Last week I pored over the magnificent new (Winter, just in time for Spring) issue of the Claremont Review of Books. The CRB is the flagship publication of the Claremont Institute and my favorite magazine. I want to persuade you to subscribe to it, which you can do here for the ridiculously low, heavily subsidized (don’t feel guilty!) price of $19.95 a year and get immediate online access thrown in to boot.

As has become the custom, our friends at the CRB have let me pick three pieces from the new issue to preview on Power Line. This time around, I sought to select three pieces that would gave a representtative sample of the wealth of riches on offer. Limited to three, I have of necessity passed over many truly outstanding pieces. Please check out the table of contents at the link above.

We lead off our preview with the estimable Bill Voegeli’s lead review/essay “The Same Old Deal.” Voegeli reviews Time-man Michael Grunwald’s The New New Deal: The Hidden Story of Change in the Obama Era. Grunwald’s publisher holds the book out as “a riveting account based on new documents and interviews with over 400 sources on both sides of the aisle…reveal[ing] the vivid story behind President Obama’s $800 billion stimulus bill, one of the most important and least understood pieces of legislation in the history of the country.” According to Grunwald, the stimulus bill has been unfairly maligned by the like of, well, us.

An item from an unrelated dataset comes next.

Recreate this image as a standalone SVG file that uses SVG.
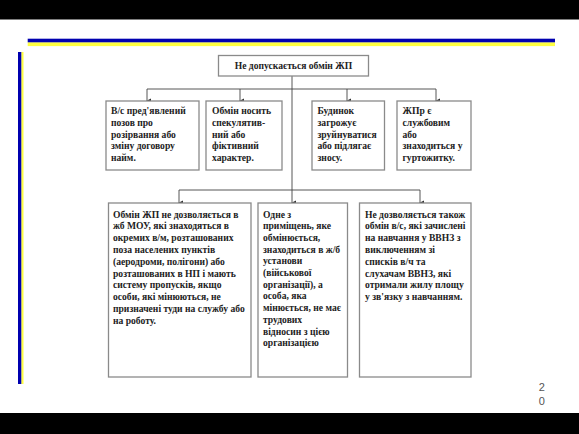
<svg xmlns="http://www.w3.org/2000/svg" width="579" height="434" viewBox="0 0 579 434">
<defs>
<marker id="ah" markerWidth="6" markerHeight="6" refX="3" refY="5" orient="auto-start-reverse" markerUnits="userSpaceOnUse" viewBox="0 0 6 6">
<path d="M0.5,1 L3,6 L5.5,1 Z" fill="#333"/>
</marker>
<style>
.box{fill:#fff;stroke:#8a8a8a;stroke-width:1.3}
.t{font-family:"Liberation Serif","Times New Roman",serif;font-weight:bold;font-size:9.6px;fill:#222}
.c{fill:none;stroke:#444;stroke-width:0.9}
.num{font-family:"Liberation Sans",Arial,sans-serif;font-size:11px;fill:#555}
</style>
</defs>
<rect x="0" y="0" width="579" height="434" fill="#fff"/>
<rect x="0" y="0" width="579" height="19.5" fill="#000"/>
<rect x="0" y="413" width="579" height="21" fill="#000"/>
<rect x="27.7" y="42.3" width="527.3" height="3.8" fill="#ffff40"/>
<rect x="27.7" y="38.7" width="527.3" height="3.6" fill="#0000b0"/>
<rect x="21.3" y="52" width="2.2" height="332" fill="#ffff40"/>
<rect x="18" y="52" width="3.3" height="332" fill="#0000b0"/>

<g id="connectors">
<path class="c" d="M292,76 V89" />
<path class="c" d="M147,89 H436" />
<path class="c" d="M147,89 V101" marker-end="url(#ah)"/>
<path class="c" d="M240,89 V101" marker-end="url(#ah)"/>
<path class="c" d="M347,89 V101" marker-end="url(#ah)"/>
<path class="c" d="M436,89 V101" marker-end="url(#ah)"/>
<path class="c" d="M292,89 V203" marker-end="url(#ah)"/>
<path class="c" d="M179,190 H420" />
<path class="c" d="M179,190 V203" marker-end="url(#ah)"/>
<path class="c" d="M420,190 V203" marker-end="url(#ah)"/>
</g>

<g id="top">
<rect class="box" x="218.5" y="55.5" width="150" height="20.5"/>
<text class="t" x="293.5" y="69" text-anchor="middle">Не допускається обмін ЖП</text>
</g>

<g id="n1">
<rect class="box" x="106" y="101" width="93" height="69"/>
<text class="t" x="111" y="114"><tspan x="111">В/с пред'явлений</tspan><tspan x="111" dy="11.8">позов про</tspan><tspan x="111" dy="11.8">розірвання або</tspan><tspan x="111" dy="11.8">зміну договору</tspan><tspan x="111" dy="11.8">найм.</tspan></text>
</g>

<g id="n2">
<rect class="box" x="206" y="101" width="76" height="69"/>
<text class="t" x="212" y="114"><tspan x="212">Обмін носить</tspan><tspan x="212" dy="11.8">спекулятив-</tspan><tspan x="212" dy="11.8">ний або</tspan><tspan x="212" dy="11.8">фіктивний</tspan><tspan x="212" dy="11.8">характер.</tspan></text>
</g>

<g id="n3">
<rect class="box" x="312" y="101" width="72.5" height="69"/>
<text class="t" x="317.5" y="114"><tspan x="317.5">Будинок</tspan><tspan x="317.5" dy="11.8">загрожує</tspan><tspan x="317.5" dy="11.8">зруйнуватися</tspan><tspan x="317.5" dy="11.8">або підлягає</tspan><tspan x="317.5" dy="11.8">зносу.</tspan></text>
</g>

<g id="n4">
<rect class="box" x="397" y="101" width="74" height="69"/>
<text class="t" x="402.5" y="114"><tspan x="402.5">ЖПр є</tspan><tspan x="402.5" dy="11.8">службовим</tspan><tspan x="402.5" dy="11.8">або</tspan><tspan x="402.5" dy="11.8">знаходиться у</tspan><tspan x="402.5" dy="11.8">гуртожитку.</tspan></text>
</g>

<g id="n5">
<rect class="box" x="108.5" y="203" width="142.5" height="174"/>
<text class="t" x="113" y="217.5"><tspan x="113">Обмін ЖП не дозволяється в</tspan><tspan x="113" dy="11.8">жб МОУ, які знаходяться в</tspan><tspan x="113" dy="11.8">окремих в/м, розташованих</tspan><tspan x="113" dy="11.8">поза населених пунктів</tspan><tspan x="113" dy="11.8">(аеродроми, полігони) або</tspan><tspan x="113" dy="11.8">розташованих в НП і мають</tspan><tspan x="113" dy="11.8">систему пропусків, якщо</tspan><tspan x="113" dy="11.8">особи, які мінюються, не</tspan><tspan x="113" dy="11.8">призначені туди на службу або</tspan><tspan x="113" dy="11.8">на роботу.</tspan></text>
</g>

<g id="n6">
<rect class="box" x="258" y="203" width="89.5" height="174"/>
<text class="t" x="263" y="217.5"><tspan x="263">Одне з</tspan><tspan x="263" dy="11.7">приміщень, яке</tspan><tspan x="263" dy="11.7">обмінюється,</tspan><tspan x="263" dy="11.7">знаходиться в ж/б</tspan><tspan x="263" dy="11.7">установи</tspan><tspan x="263" dy="11.7">(військової</tspan><tspan x="263" dy="11.7">організації), а</tspan><tspan x="263" dy="11.7">особа, яка</tspan><tspan x="263" dy="11.7">мінюється, не має</tspan><tspan x="263" dy="11.7">трудових</tspan><tspan x="263" dy="11.7">відносин з цією</tspan><tspan x="263" dy="11.7">організацією</tspan></text>
</g>

<g id="n7">
<rect class="box" x="359.5" y="203" width="111.5" height="174"/>
<text class="t" x="365" y="217.5"><tspan x="365">Не дозволяється також</tspan><tspan x="365" dy="11.8">обмін в/с, які зачислені</tspan><tspan x="365" dy="11.8">на навчання у ВВНЗ з</tspan><tspan x="365" dy="11.8">виключенням зі</tspan><tspan x="365" dy="11.8">списків в/ч та</tspan><tspan x="365" dy="11.8">слухачам ВВНЗ, які</tspan><tspan x="365" dy="11.8">отримали жилу площу</tspan><tspan x="365" dy="11.8">у зв'язку з навчанням.</tspan></text>
</g>

<text class="num" x="541.7" y="390.5" text-anchor="middle">2</text>
<text class="num" x="541.7" y="404.5" text-anchor="middle">0</text>
</svg>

Grunwald glorifies the Obama administration’s stimulus package as an “overwhelming success,” and argues that the president has thereby proven that big government — big, big government, is perhaps now more apt — can be both effective and efficient. So have no fear, conservatives, the government is here (and there and there and there) and here to help. Lest you worry that Grunwald’s judgment may derive from a certain partiality for big, big government, Grunwald assures us of his discomfort with too much government meddling in the economy.

Voegeli will have none of it. Voegeli merrily skewers Grunwald for purporting “to know more than he can about the future” and decidedly “less than he should about the past.” Voegeli’s review performs an utter demolition, with plenty of textual support. Grunwald’s pretensions to the contrary notwithstanding, Voegeli adjudges the book a “450-page press release from the Democratic National Committee.”